Geometry has been taught as part of mathematics, and the fraction of the K-12 curriculum devoted to "mathematics" has remained reasonably constant. The perception that "Johnny can't add" has brought pressure to spend more time on arithmetic in the early grades, and the perception that colleges want statistics, computing, and calculus for admission has led educators to squeeze in more mathematical subjects in the upper grades. As a result, geometry has been squeezed out.

High-school teachers of plane geometry traditionally have had the task of providing rigorous exercises in proving theorems and constructing logical arguments for college-bound students. The few survivors were then subjected to advanced solid geometry--in which the third dimension was finally discussed, but still as the result of theorems and postulates that skirted hands-on experiences. Neither subject appears to have changed since Euclid. Perhaps such courses in ancient and abstract logic should have been squeezed out instead.

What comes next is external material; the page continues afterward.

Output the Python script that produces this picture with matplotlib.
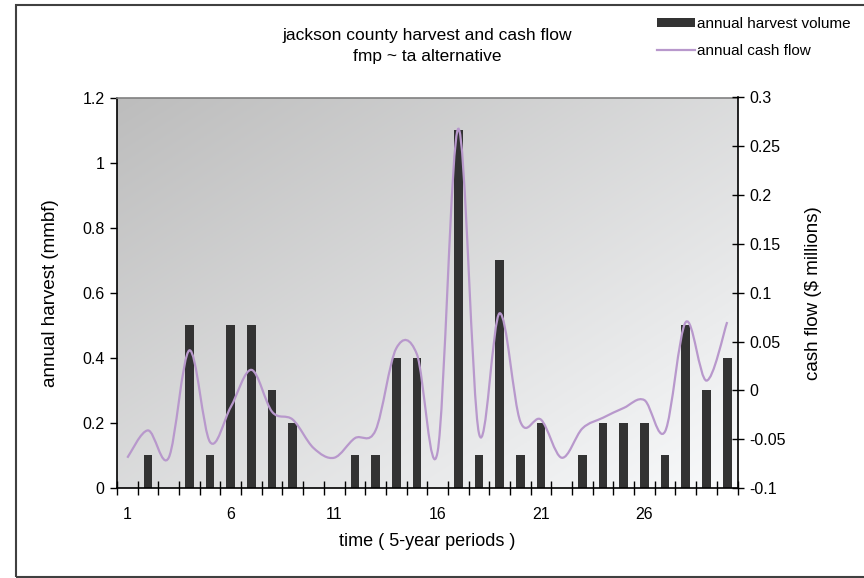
import matplotlib
matplotlib.use('Agg')
import matplotlib.pyplot as plt
import numpy as np
from matplotlib.path import Path
from matplotlib.patches import PathPatch, Rectangle, Patch
from matplotlib.lines import Line2D
from matplotlib.ticker import FixedLocator, FuncFormatter

plt.rcParams['font.family'] = ['Liberation Sans', 'DejaVu Sans']

# 5-year periods 1..30
periods = list(range(1, 31))
harvest = [0, 0.1, 0, 0.5, 0.1, 0.5, 0.5, 0.3, 0.2, 0,
           0, 0.1, 0.1, 0.4, 0.4, 0, 1.1, 0.1, 0.7, 0.1,
           0.2, 0, 0.1, 0.2, 0.2, 0.2, 0.1, 0.5, 0.3, 0.4]
cash_flow = [-0.069, -0.041, -0.069, 0.041, -0.053, -0.017, 0.021, -0.022, -0.030, -0.059,
             -0.069, -0.049, -0.041, 0.043, 0.037, -0.063, 0.268, -0.044, 0.079, -0.032,
             -0.030, -0.069, -0.039, -0.028, -0.018, -0.010, -0.042, 0.070, 0.010, 0.070]
x_labels = ['1', '6', '11', '16', '21', '26']

bar_color = '#333333'
line_color = '#b898cc'

W, H = 864, 578
fig = plt.figure(figsize=(W / 100, H / 100), dpi=100)
fig.patch.set_facecolor('white')

# outer chart border
fig.patches.append(Rectangle((16 / W, 1 / H), 1.0, 1 - 6 / H, transform=fig.transFigure,
                             fill=False, edgecolor='#404040', linewidth=1.5))

left, right, top, bottom = 117, 737.5, 97.5, 488
ax = fig.add_axes([left / W, 1 - bottom / H, (right - left) / W, (bottom - top) / H])

# gradient background (gray top-left -> white bottom-right)
gx, gy = np.meshgrid(np.linspace(0, 1, 200), np.linspace(0, 1, 200))
t = np.clip((gx + gy) / 2, 0, 1)
c0 = np.array([0.74, 0.74, 0.74])
c1 = np.array([0.975, 0.98, 0.985])
img = c0[None, None, :] * (1 - t[..., None]) + c1[None, None, :] * t[..., None]
ax.imshow(img, extent=[0, 1, 0, 1], transform=ax.transAxes, aspect='auto', zorder=0)

ax.bar(periods, harvest, width=0.42, color=bar_color, zorder=2)
ax.set_xlim(0.5, 30.5)
ax.set_ylim(0, 1.2)
ax.set_yticks(np.arange(0, 1.21, 0.2))
ax.yaxis.set_major_formatter(FuncFormatter(lambda v, p: '%g' % round(v, 2)))
ax.xaxis.set_major_locator(FixedLocator([int(s) for s in x_labels]))
ax.set_xticklabels(x_labels)
ax.xaxis.set_minor_locator(FixedLocator(np.arange(0.5, 31, 1)))
ax.tick_params(axis='x', which='major', length=0, pad=14, labelsize=11.5)
ax.tick_params(axis='x', which='minor', direction='inout', length=10, width=1, color='black')
ax.tick_params(axis='y', direction='out', length=5, width=1, labelsize=11.5, pad=4)
for s in ['left', 'bottom']:
    ax.spines[s].set_color('black')
    ax.spines[s].set_linewidth(1.2)
ax.spines['right'].set_visible(False)
ax.spines['top'].set_color('#808080')
ax.spines['top'].set_linewidth(1.2)

ax2 = ax.twinx()
ax2.set_ylim(-0.1, 0.3)
ax2.set_yticks(np.arange(-0.1, 0.301, 0.05))
ax2.yaxis.set_major_formatter(FuncFormatter(lambda v, p: '%g' % round(v, 2)))
ax2.tick_params(axis='y', direction='inout', length=9, width=1, labelsize=11.5, pad=4)
for s in ['left', 'top', 'bottom']:
    ax2.spines[s].set_visible(False)
ax2.spines['right'].set_color('black')
ax2.spines['right'].set_linewidth(1.2)

# smoothed line (bezier through the points, like Excel's smoothed line)
px = np.array(periods, dtype=float)
py = np.array(cash_flow)
n = len(px)
verts = [(px[0], py[0])]
codes = [Path.MOVETO]
for i in range(n - 1):
    i0 = max(i - 1, 0)
    i3 = min(i + 2, n - 1)
    c1x = px[i] + (px[i + 1] - px[i0]) / 6
    c1y = py[i] + (py[i + 1] - py[i0]) / 6
    c2x = px[i + 1] - (px[i3] - px[i]) / 6
    c2y = py[i + 1] - (py[i3] - py[i]) / 6
    verts += [(c1x, c1y), (c2x, c2y), (px[i + 1], py[i + 1])]
    codes += [Path.CURVE4] * 3
ax2.add_patch(PathPatch(Path(verts, codes), fill=False, edgecolor=line_color,
                        linewidth=1.6, zorder=3))

ax.set_ylabel('annual harvest (mmbf)', fontsize=13.5)
ax.yaxis.set_label_coords((59 - left) / (right - left), 0.5)
ax2.set_ylabel('cash flow ($ millions)', fontsize=13.5)
ax2.yaxis.set_label_coords((805 - left) / (right - left), 0.5)
ax.set_xlabel('time ( 5-year periods )', fontsize=13)
ax.xaxis.set_label_coords(0.5, (bottom - 533) / (bottom - top))

fig.text(427.5 / W, 1 - 46 / H, 'jackson county harvest and cash flow\nfmp ~ ta alternative',
         ha='center', va='center', fontsize=12.5, linespacing=1.55)

handles = [Patch(facecolor=bar_color, edgecolor='none'),
           Line2D([], [], color=line_color, linewidth=1.6)]
fig.legend(handles, ['annual harvest volume', 'annual cash flow'],
           loc='upper left', bbox_to_anchor=(657 / W, 1 - 17 / H),
           frameon=False, fontsize=11, handlelength=2.5, handleheight=0.45,
           handletextpad=0.15, borderpad=0, borderaxespad=0, labelspacing=0.85)

fig.savefig('out.png', dpi=100)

We believe that efforts should be made to give a geometric context to elementary-school and junior-high curricula. These students should build three-dimensional objects and investigate their properties. Children should be encouraged to look for basic forms in their surroundings and should be given the vocabulary for talking about the shapes of things. Such aspects of geometry, because they are informal and concrete, often become interesting to students who have shown little aptitude for the math courses taught in the classroom. Care must be given to what geometry is taught, and when and how it is taught; with imagination and proper planning, basic geometry can be introduced as art, science, or construction play. Later, more formal classwork in geometry should build on these early experiences.

Putting geometry back in the classroom and the early introduction of the study of three-dimensional forms will benefit most students and most teachers. Geometric literacy is an important goal that can be achieved, giving new meaning to questions about "the shape of the world" in which we live.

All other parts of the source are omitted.